## BEGIN Given data

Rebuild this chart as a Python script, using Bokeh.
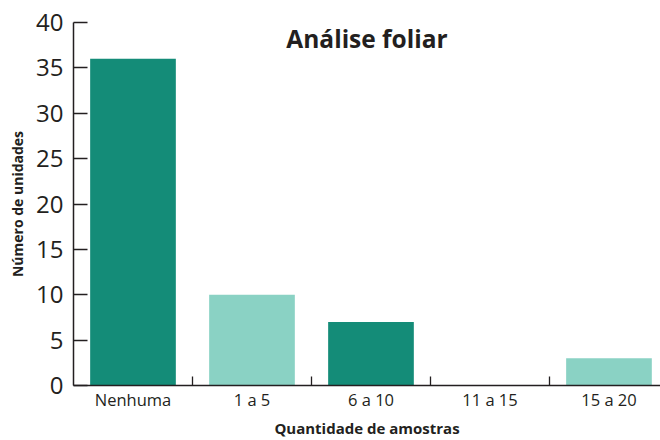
from bokeh.plotting import figure
from bokeh.models import Range1d, FixedTicker, Label, ColumnDataSource
from bokeh.embed import file_html
from bokeh.resources import INLINE

categories = ["Nenhuma", "1 a 5", "6 a 10", "11 a 15", "15 a 20"]
values = [36, 10, 7, 0, 3]
y_ticks = [0, 5, 10, 15, 20, 25, 30, 35, 40]

DARK = "#148c78"
LIGHT = "#8ad2c4"
bar_colors = [DARK, LIGHT, DARK, LIGHT, LIGHT]

TEXT = "#231f20"
FONT = "Open Sans"

centers = [i + 0.5 for i in range(len(categories))]
bounds = [i for i in range(1, len(categories))]

src = ColumnDataSource(dict(x=centers, top=values, color=bar_colors, cat=categories))

x_end = 4.933
p = figure(width=660, height=440, output_backend="svg", toolbar_location=None,
           x_range=Range1d(0, x_end), y_range=Range1d(0, 40),
           min_border_left=73, min_border_right=0, min_border_top=22, min_border_bottom=54)
p.outline_line_color = None
p.grid.grid_line_color = None
p.background_fill_color = "white"
p.border_fill_color = "white"

p.vbar(x="x", top="top", width=0.72, color="color", line_color=None, source=src)

# x axis
xa = p.xaxis[0]
xa.ticker = FixedTicker(ticks=centers, minor_ticks=bounds)
xa.major_label_overrides = {c: lab for c, lab in zip(centers, categories)}
xa.major_tick_in = 0
xa.major_tick_out = 0
xa.minor_tick_in = 9
xa.minor_tick_out = 0
xa.minor_tick_line_color = TEXT
xa.minor_tick_line_width = 1.3
xa.axis_line_color = TEXT
xa.axis_line_width = 1.5
xa.major_label_text_font = FONT
xa.major_label_text_font_size = "16.5px"
xa.major_label_text_color = TEXT
xa.major_label_standoff = 2
xa.axis_label = "Quantidade de amostras"
xa.axis_label_text_font = FONT
xa.axis_label_text_font_style = "bold"
xa.axis_label_text_font_size = "15px"
xa.axis_label_text_color = TEXT
xa.axis_label_standoff = 4

# y axis
ya = p.yaxis[0]
ya.ticker = FixedTicker(ticks=y_ticks)
ya.major_tick_in = 14
ya.major_tick_out = 0
ya.minor_tick_line_color = None
ya.major_tick_line_color = TEXT
ya.major_tick_line_width = 1.3
ya.axis_line_color = TEXT
ya.axis_line_width = 1.5
ya.major_label_text_font = FONT
ya.major_label_text_font_size = "24px"
ya.major_label_text_color = TEXT
ya.major_label_standoff = 10
ya.axis_label = "Número de unidades"
ya.axis_label_text_font = FONT
ya.axis_label_text_font_style = "bold"
ya.axis_label_text_font_size = "14px"
ya.axis_label_text_color = TEXT
ya.axis_label_standoff = 6

title = Label(x=x_end / 2, y=38.2, text="Análise foliar", text_align="center",
              text_baseline="middle", text_font=FONT, text_font_style="bold",
              text_font_size="24.5px", text_color=TEXT)
p.add_layout(title)

open("out.html", "w").write(file_html(p, INLINE))
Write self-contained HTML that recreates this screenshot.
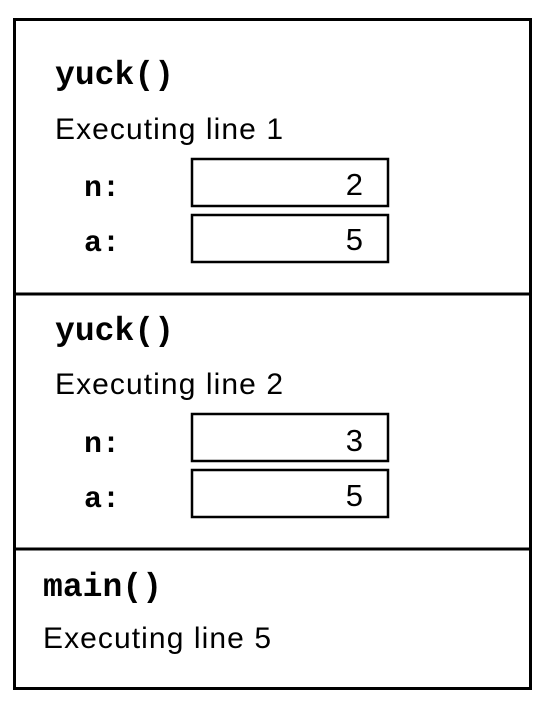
<!DOCTYPE html>
<html><head><meta charset="utf-8"><style>
html,body{margin:0;padding:0;background:#fff;}
</style></head><body>
<svg width="556" height="700" viewBox="0 0 556 700" xmlns="http://www.w3.org/2000/svg">
<rect x="0" y="0" width="556" height="700" fill="#fff"/>
<rect x="14.5" y="19.5" width="516" height="669" fill="none" stroke="#000" stroke-width="3"/>
<line x1="14" y1="294" x2="531" y2="294" stroke="#000" stroke-width="3"/>
<line x1="14" y1="549" x2="531" y2="549" stroke="#000" stroke-width="3"/>
<g font-family="Liberation Mono, monospace" font-weight="bold" font-size="33" fill="#000">
<text x="55" y="84" textLength="119">yuck()</text>
<text x="55" y="340" textLength="119">yuck()</text>
<text x="43" y="596" textLength="119">main()</text>
<text x="84" y="196" font-size="30">n:</text>
<text x="84" y="251" font-size="30">a:</text>
<text x="84" y="452" font-size="30">n:</text>
<text x="84" y="507" font-size="30">a:</text>
</g>
<g font-family="Liberation Sans, sans-serif" font-size="30" fill="#000">
<text x="55" y="139" textLength="228">Executing line 1</text>
<text x="55" y="394" textLength="228">Executing line 2</text>
<text x="43" y="648" textLength="228">Executing line 5</text>
</g>
<g fill="none" stroke="#000" stroke-width="2.5">
<rect x="192" y="159" width="196" height="47"/>
<rect x="192" y="215" width="196" height="47"/>
<rect x="192" y="414" width="196" height="47"/>
<rect x="192" y="470" width="196" height="47"/>
</g>
<g font-family="Liberation Sans, sans-serif" font-size="31" fill="#000" text-anchor="end">
<text x="363" y="195">2</text>
<text x="363" y="250">5</text>
<text x="363" y="451">3</text>
<text x="363" y="506">5</text>
</g>
</svg>
</body></html>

## END Given data

Goal ::
The lines from the top of the data above through the one holding "top=values, color=bar_colors, cat=categories))" are to be repeated exactly, and only those, with no pictures.

Completed task ::
Rebuild this chart as a Python script, using Bokeh.
from bokeh.plotting import figure
from bokeh.models import Range1d, FixedTicker, Label, ColumnDataSource
from bokeh.embed import file_html
from bokeh.resources import INLINE

categories = ["Nenhuma", "1 a 5", "6 a 10", "11 a 15", "15 a 20"]
values = [36, 10, 7, 0, 3]
y_ticks = [0, 5, 10, 15, 20, 25, 30, 35, 40]

DARK = "#148c78"
LIGHT = "#8ad2c4"
bar_colors = [DARK, LIGHT, DARK, LIGHT, LIGHT]

TEXT = "#231f20"
FONT = "Open Sans"

centers = [i + 0.5 for i in range(len(categories))]
bounds = [i for i in range(1, len(categories))]

src = ColumnDataSource(dict(x=centers, top=values, color=bar_colors, cat=categories))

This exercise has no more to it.